Delta Bravo Performance Counters: CPU % vs. Process Privileged Time (Total)

Why is this an important SQL Server Performance Indicator?

Delta Bravo uses this metric to determine whether the processor problems originate from internal Windows processes, or are caused by a user application. If Delta Bravo identifies high CPU usage on a SQL Server instance, the next step is to narrow down the high CPU problem to the lowest possible level–the component which is causing high CPU.

The CPU % vs. Process Privileged Time (Total) counter helps Delta Bravo understand the time and energy the system spends on Windows kernel commands (SQL Server I/O requests). If the CPU % vs. Process Privileged Time value is high, kernel mode processes are using a lot of processor time, the machine is busy executing basic operating system tasks and cannot run user processes and other applications, such as SQL Server. The recommended values for CPU@ vs. Process Privilege Time are 5 to 10%, or maximum 20% of the % Total Processor Time.

delta bravo

Do you know what’s keeping your processor busy?

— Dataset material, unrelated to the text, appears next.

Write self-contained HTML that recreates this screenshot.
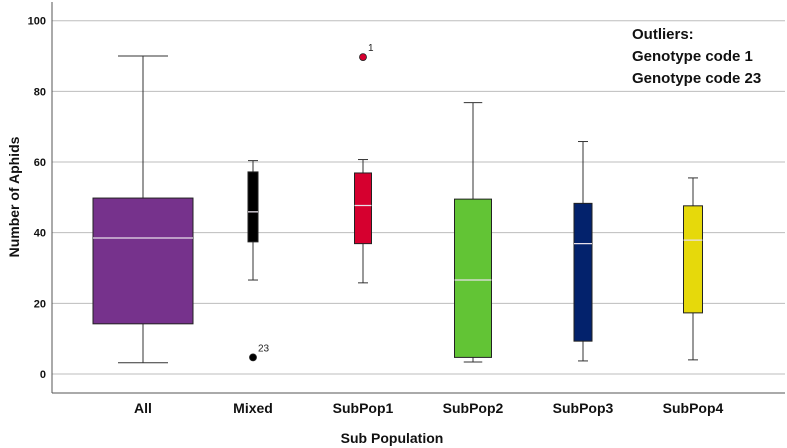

There are two different states to be aware of when talking about processors executing instructions: Privileged mode and User mode.  Some operating system threads and interrupts (including all device driver functions) as well as Kernel-mode threads execute in privileged mode.

When dealing with Privileged mode operations, there are two modes to consider – Interrupt mode and Deferred Procedure Call (DPC) mode.  Interrupt mode is reserved for interrupt service routines which are device driver functions.  When looking at this in Performance Monitor, % Interrupt Time is the time the processor spends receiving and servicing hardware interrupts during sample intervals.  This value is an indirect indicator of the activity of devices that generate interrupts, such as the system clock, the mouse, disk drivers, data communication lines, network interface cards and other peripheral devices.  These devices normally interrupt the processor when they have completed a task or require attention.  Normal thread execution is suspended during interrupts.  Most system clocks interrupt the processor every 10 milliseconds, creating a background of interrupt activity.  DPC mode is time spent in routines known as deferred procedure calls – these are routines scheduled by device drivers to complete interrupt processing.  DPC’s are often referred to as soft interrupts.  From the Performance Monitor perspective, the % DPC Time counter shows the percentage of the time that the system was executing in DPC mode.  Measuring these counters separately can provide insight into whether there are issues with the interrupt service routine or its DPC.

Taking Action with Delta Bravo

If you noticed that the % Interrupt Time counter is much higher, you may have a problem with a device driver or piece of hardware.  Comparing the Interrupts / sec counter between the baseline and your current performance log, if the current rate is proportional to the level in the baseline, then the device driver code is the most likely culprit.  If the Interrupt rate is significantly higher, you are probably experiencing a hardware issue.